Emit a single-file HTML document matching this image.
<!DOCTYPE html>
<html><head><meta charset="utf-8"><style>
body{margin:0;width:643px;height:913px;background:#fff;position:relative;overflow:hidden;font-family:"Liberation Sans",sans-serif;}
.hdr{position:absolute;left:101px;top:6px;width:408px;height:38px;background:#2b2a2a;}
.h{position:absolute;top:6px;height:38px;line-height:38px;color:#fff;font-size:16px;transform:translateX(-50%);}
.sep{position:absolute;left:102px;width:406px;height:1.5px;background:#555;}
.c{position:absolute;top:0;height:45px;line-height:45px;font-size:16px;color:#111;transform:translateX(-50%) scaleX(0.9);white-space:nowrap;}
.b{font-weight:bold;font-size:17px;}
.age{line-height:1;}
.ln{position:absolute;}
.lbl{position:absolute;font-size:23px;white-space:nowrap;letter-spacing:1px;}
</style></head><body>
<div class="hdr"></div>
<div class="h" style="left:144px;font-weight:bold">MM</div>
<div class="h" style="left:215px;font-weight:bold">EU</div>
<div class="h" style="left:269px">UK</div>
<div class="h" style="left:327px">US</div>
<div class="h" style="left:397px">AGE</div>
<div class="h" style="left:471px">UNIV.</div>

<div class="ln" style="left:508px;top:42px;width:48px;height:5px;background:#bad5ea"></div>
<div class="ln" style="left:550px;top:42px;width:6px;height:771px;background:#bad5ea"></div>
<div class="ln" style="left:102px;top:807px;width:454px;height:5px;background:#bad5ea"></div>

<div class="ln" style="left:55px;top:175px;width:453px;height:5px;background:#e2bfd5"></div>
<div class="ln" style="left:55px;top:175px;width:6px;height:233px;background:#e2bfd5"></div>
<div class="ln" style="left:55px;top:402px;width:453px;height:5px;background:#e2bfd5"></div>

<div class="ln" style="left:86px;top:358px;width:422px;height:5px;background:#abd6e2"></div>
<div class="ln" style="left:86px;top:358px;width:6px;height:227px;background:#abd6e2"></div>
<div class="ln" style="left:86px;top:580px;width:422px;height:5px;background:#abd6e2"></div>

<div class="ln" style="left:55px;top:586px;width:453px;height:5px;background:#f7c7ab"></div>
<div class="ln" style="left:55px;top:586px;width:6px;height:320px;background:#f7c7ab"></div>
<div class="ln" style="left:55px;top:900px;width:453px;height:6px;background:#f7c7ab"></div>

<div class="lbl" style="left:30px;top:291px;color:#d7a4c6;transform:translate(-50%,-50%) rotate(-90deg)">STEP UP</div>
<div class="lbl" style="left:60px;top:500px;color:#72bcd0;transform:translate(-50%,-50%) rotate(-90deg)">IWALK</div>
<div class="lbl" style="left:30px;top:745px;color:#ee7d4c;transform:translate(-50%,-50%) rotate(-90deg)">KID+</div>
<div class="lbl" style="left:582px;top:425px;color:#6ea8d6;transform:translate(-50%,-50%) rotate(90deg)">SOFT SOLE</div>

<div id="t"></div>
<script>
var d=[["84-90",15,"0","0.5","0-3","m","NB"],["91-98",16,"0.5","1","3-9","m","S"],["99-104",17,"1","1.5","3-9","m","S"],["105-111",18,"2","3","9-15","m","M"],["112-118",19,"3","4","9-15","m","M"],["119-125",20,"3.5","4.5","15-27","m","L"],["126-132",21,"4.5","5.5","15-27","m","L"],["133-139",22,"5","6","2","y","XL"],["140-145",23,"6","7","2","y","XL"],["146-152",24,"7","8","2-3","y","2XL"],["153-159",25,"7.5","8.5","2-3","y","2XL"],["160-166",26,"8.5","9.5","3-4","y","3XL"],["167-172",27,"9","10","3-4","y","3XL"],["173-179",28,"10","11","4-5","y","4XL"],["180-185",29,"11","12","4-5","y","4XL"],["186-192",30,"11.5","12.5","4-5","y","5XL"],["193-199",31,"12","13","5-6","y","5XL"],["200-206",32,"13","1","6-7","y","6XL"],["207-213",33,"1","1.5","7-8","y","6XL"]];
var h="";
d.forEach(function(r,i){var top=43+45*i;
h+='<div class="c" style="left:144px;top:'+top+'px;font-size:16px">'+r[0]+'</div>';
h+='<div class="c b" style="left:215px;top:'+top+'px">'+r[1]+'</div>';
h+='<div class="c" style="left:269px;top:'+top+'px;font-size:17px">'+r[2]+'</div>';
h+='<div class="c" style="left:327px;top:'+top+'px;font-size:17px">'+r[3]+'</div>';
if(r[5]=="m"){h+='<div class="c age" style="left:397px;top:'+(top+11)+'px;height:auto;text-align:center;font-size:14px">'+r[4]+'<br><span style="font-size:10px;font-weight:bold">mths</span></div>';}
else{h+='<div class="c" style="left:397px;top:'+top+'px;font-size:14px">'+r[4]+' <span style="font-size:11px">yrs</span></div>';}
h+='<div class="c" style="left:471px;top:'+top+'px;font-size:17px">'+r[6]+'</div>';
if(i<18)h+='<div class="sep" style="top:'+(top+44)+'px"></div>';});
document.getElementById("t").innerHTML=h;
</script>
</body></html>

··········

## What to work on
Print the material verbatim, all of it.

## Final result
Emit a single-file HTML document matching this image.
<!DOCTYPE html>
<html><head><meta charset="utf-8"><style>
body{margin:0;width:643px;height:913px;background:#fff;position:relative;overflow:hidden;font-family:"Liberation Sans",sans-serif;}
.hdr{position:absolute;left:101px;top:6px;width:408px;height:38px;background:#2b2a2a;}
.h{position:absolute;top:6px;height:38px;line-height:38px;color:#fff;font-size:16px;transform:translateX(-50%);}
.sep{position:absolute;left:102px;width:406px;height:1.5px;background:#555;}
.c{position:absolute;top:0;height:45px;line-height:45px;font-size:16px;color:#111;transform:translateX(-50%) scaleX(0.9);white-space:nowrap;}
.b{font-weight:bold;font-size:17px;}
.age{line-height:1;}
.ln{position:absolute;}
.lbl{position:absolute;font-size:23px;white-space:nowrap;letter-spacing:1px;}
</style></head><body>
<div class="hdr"></div>
<div class="h" style="left:144px;font-weight:bold">MM</div>
<div class="h" style="left:215px;font-weight:bold">EU</div>
<div class="h" style="left:269px">UK</div>
<div class="h" style="left:327px">US</div>
<div class="h" style="left:397px">AGE</div>
<div class="h" style="left:471px">UNIV.</div>

<div class="ln" style="left:508px;top:42px;width:48px;height:5px;background:#bad5ea"></div>
<div class="ln" style="left:550px;top:42px;width:6px;height:771px;background:#bad5ea"></div>
<div class="ln" style="left:102px;top:807px;width:454px;height:5px;background:#bad5ea"></div>

<div class="ln" style="left:55px;top:175px;width:453px;height:5px;background:#e2bfd5"></div>
<div class="ln" style="left:55px;top:175px;width:6px;height:233px;background:#e2bfd5"></div>
<div class="ln" style="left:55px;top:402px;width:453px;height:5px;background:#e2bfd5"></div>

<div class="ln" style="left:86px;top:358px;width:422px;height:5px;background:#abd6e2"></div>
<div class="ln" style="left:86px;top:358px;width:6px;height:227px;background:#abd6e2"></div>
<div class="ln" style="left:86px;top:580px;width:422px;height:5px;background:#abd6e2"></div>

<div class="ln" style="left:55px;top:586px;width:453px;height:5px;background:#f7c7ab"></div>
<div class="ln" style="left:55px;top:586px;width:6px;height:320px;background:#f7c7ab"></div>
<div class="ln" style="left:55px;top:900px;width:453px;height:6px;background:#f7c7ab"></div>

<div class="lbl" style="left:30px;top:291px;color:#d7a4c6;transform:translate(-50%,-50%) rotate(-90deg)">STEP UP</div>
<div class="lbl" style="left:60px;top:500px;color:#72bcd0;transform:translate(-50%,-50%) rotate(-90deg)">IWALK</div>
<div class="lbl" style="left:30px;top:745px;color:#ee7d4c;transform:translate(-50%,-50%) rotate(-90deg)">KID+</div>
<div class="lbl" style="left:582px;top:425px;color:#6ea8d6;transform:translate(-50%,-50%) rotate(90deg)">SOFT SOLE</div>

<div id="t"></div>
<script>
var d=[["84-90",15,"0","0.5","0-3","m","NB"],["91-98",16,"0.5","1","3-9","m","S"],["99-104",17,"1","1.5","3-9","m","S"],["105-111",18,"2","3","9-15","m","M"],["112-118",19,"3","4","9-15","m","M"],["119-125",20,"3.5","4.5","15-27","m","L"],["126-132",21,"4.5","5.5","15-27","m","L"],["133-139",22,"5","6","2","y","XL"],["140-145",23,"6","7","2","y","XL"],["146-152",24,"7","8","2-3","y","2XL"],["153-159",25,"7.5","8.5","2-3","y","2XL"],["160-166",26,"8.5","9.5","3-4","y","3XL"],["167-172",27,"9","10","3-4","y","3XL"],["173-179",28,"10","11","4-5","y","4XL"],["180-185",29,"11","12","4-5","y","4XL"],["186-192",30,"11.5","12.5","4-5","y","5XL"],["193-199",31,"12","13","5-6","y","5XL"],["200-206",32,"13","1","6-7","y","6XL"],["207-213",33,"1","1.5","7-8","y","6XL"]];
var h="";
d.forEach(function(r,i){var top=43+45*i;
h+='<div class="c" style="left:144px;top:'+top+'px;font-size:16px">'+r[0]+'</div>';
h+='<div class="c b" style="left:215px;top:'+top+'px">'+r[1]+'</div>';
h+='<div class="c" style="left:269px;top:'+top+'px;font-size:17px">'+r[2]+'</div>';
h+='<div class="c" style="left:327px;top:'+top+'px;font-size:17px">'+r[3]+'</div>';
if(r[5]=="m"){h+='<div class="c age" style="left:397px;top:'+(top+11)+'px;height:auto;text-align:center;font-size:14px">'+r[4]+'<br><span style="font-size:10px;font-weight:bold">mths</span></div>';}
else{h+='<div class="c" style="left:397px;top:'+top+'px;font-size:14px">'+r[4]+' <span style="font-size:11px">yrs</span></div>';}
h+='<div class="c" style="left:471px;top:'+top+'px;font-size:17px">'+r[6]+'</div>';
if(i<18)h+='<div class="sep" style="top:'+(top+44)+'px"></div>';});
document.getElementById("t").innerHTML=h;
</script>
</body></html>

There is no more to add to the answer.